Vague, long journeys to Broadstairs where Susan had a Aunt in a huge rambling house beside the Seaside. Not sure of the combination, whether we left Susan down there or the child. Feel it was the Mother and I would attempt to mind the child jointly. Whichever way, it hardly worked, Susan showed not the slightest improvement with the passage of time. Next thing, Susan and child in a Psychiatric Hospital, Shenley... just up from Mill Hill. Not quite so far as Broadstairs. Thank God !


A daily occurrence, my ride up the A.1. Visit mother and child, winter approaching. Other mothers there with their child. Evidently quite a common malfunction on the part of females to collapse out of Society. Other mothers talked to their children, to each other, Susan said nothing to no one. Simply sat bent, crouched, staring into space, inevitably a cigarette dangling from her fingers. I, starting to crack up with this performance ... wanted to so much put my clock back .... to not have stepped, so rashly in ... fed up with myself, my attraction to cripples and the disenchanted.

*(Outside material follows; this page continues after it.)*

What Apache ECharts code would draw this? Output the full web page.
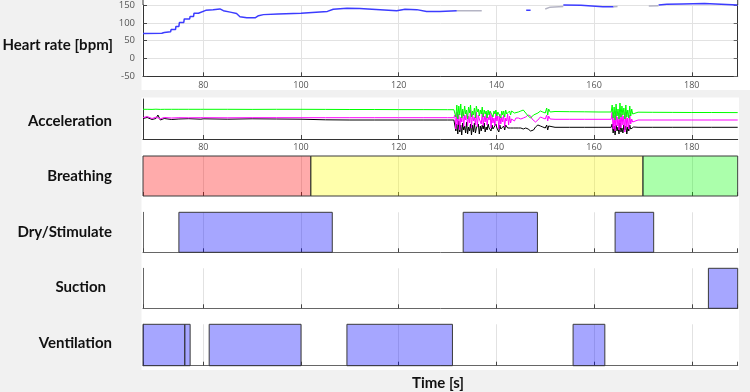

After a month, the staff turned to me. Called into one of their meetings "Did I have a solution for Susan?" They certainly did not. Reminiscent of so very long ago. Finola, another one no one had a solution for... To them she was deaf, blind and stupid, a easy way to dispose of her. Given to me, the first thing I did, to throw her hearing aid in the sea, out beyond the waves washing languidly on the warm, soft, sandy shore ... total consternation from them all. Next had her sight tested.. not blind, not deaf. She too had opted out ... for her own reasons ... far from stupid. Finally she could read and write, a pleasant girl of fourteen... the process, along with all the other children and their problems sucked me dry. Had no intention of being sucked dry again.

The group round the table waited uncertainly for my answer to the poised question. Another Sunny morning, light streaming through windows, bright light on white faces. Could hardly help it.... simply slipped out, so much as I tried to stop it, so much knowing it could be put more softly, more appropriately ... more gently. But at the end, tired ... "She needs a good kick up the arse"...true , then the truth, always unpalatable, brutal. I have always been guilty of it.

Winter gripped tight the trees, the sorrow, silence and desolation surrounding the encampment at Shenley. Only the children, smiling, laughing, oblivious to the strange behaviour of their Mothers. Children cared for by anxious, large nursing ladies, who looked at me with some uncertainty. By now, Susan and I meeting alone, she always standing expressionless, still silent in the centre of the small room, arms at her sides, early evening darkness creeping down long, polished corridors.

Had given up trying to say anything at all to her, given up shouting as if attempting, in desperation, to wake the dead. She on a downhill slope, becoming increasingly apparent that nothing was going to save her this time. Talk of adoption for the boy, incarceration for her. Again myself, unmentioned, no consideration ...out of question ... only the Father, someone to do the running, to try to hold it together, best able.

Xmas approached. English Xmas ... silent, White shrouded, country lanes, softness stretched over the landscape. Someone, somewhere once wrote "... and leaves the World to darkness and to me" which about summed up my feelings.